Mandelstam's “argument” is inseparable from his music and, for me, it is that music that has always been primary.

The post-symbolist Russian poet Osip Mandelstam, as dazzling and immediate as he is daunting and complex, is best known in English for the early formal work of Stone (1913) and Tristia (1922). Mandelstam would mature into a poet of visionary modernity in the late 1920s and 1930s. Translator Alexander Cigale is working on an as yet unpublished new volume of selected works by Mandelstam and considers himself part of a Silver Age of Mandelstam translation, after the Golden Age of the 1980s and 90s. While earlier translations established Mandelstam’s reputation in English principally through Tristia and Stone, Cigale chooses to render many of the middle-period “Moscow” poems by Mandelstam, written in the late 1920s and 1930s, and heretofore less well-known in English.  

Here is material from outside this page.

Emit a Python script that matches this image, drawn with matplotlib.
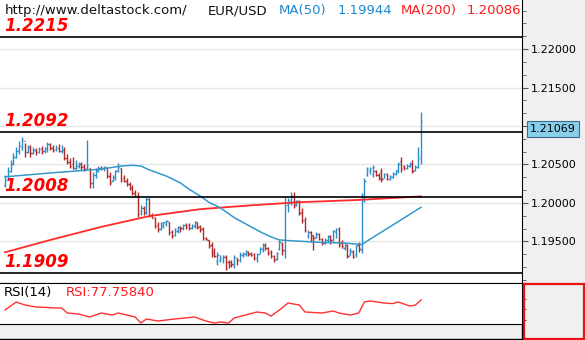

Cigale has also translated Daniil Kharms, a contemporary of Mandelstam and a poet of nonsense and absurdity akin to Lewis Carroll and Samuel Beckett, a poet who seems, at first blush, almost diametrically opposed to Mandelstam in temperament and aesthetic. Both Mandelstam and Kharms have become pillars of Russian twentieth-century poetry. Since publishing a volume of selected works by Kharms in 2017, Cigale seems poised to become an esteemed translator of the greatest Russian poets of the twentieth Century—and, perhaps, of the twenty-first, since Cigale is also at work on the contemporary poet Mikhail Eremin thanks to an NEA Fellowship in Literary Translation.  

As a longtime reader of Mandelstam and Kharms, poet Alexander Dickow asks Cigale about the difficulties and rewards of scaling the highest peaks of Russian poetry, and especially that of Mandelstam’s glittering verse.

Alexander Dickow (AD): Alex, you just published in February 2017 a new translation of selected work by the OBERIU (Russian absurdist) writer Daniil Kharms, Russian Absurd: Selected Writings, from Northwestern University Press. Your latest project is a volume of selected poems by the celebrated Acmeist Osip Mandelstam. I’d like to start with a question about the historical situation of these writers who both reached their poetic maturity in the late 1920s or early 1930s. Kharms and Mandelstam were both destroyed by Stalin. How do you think this manifests differently in these poets’ work?

Alexander Cigale (AC): Stalin was cognizant of and acknowledged the genius of Mandelstam (in a phone conversation with Pasternak). I’m not sure Kharms was on anyone’s radar. He outlived most of his friends because the authorities dismissed him for a madman.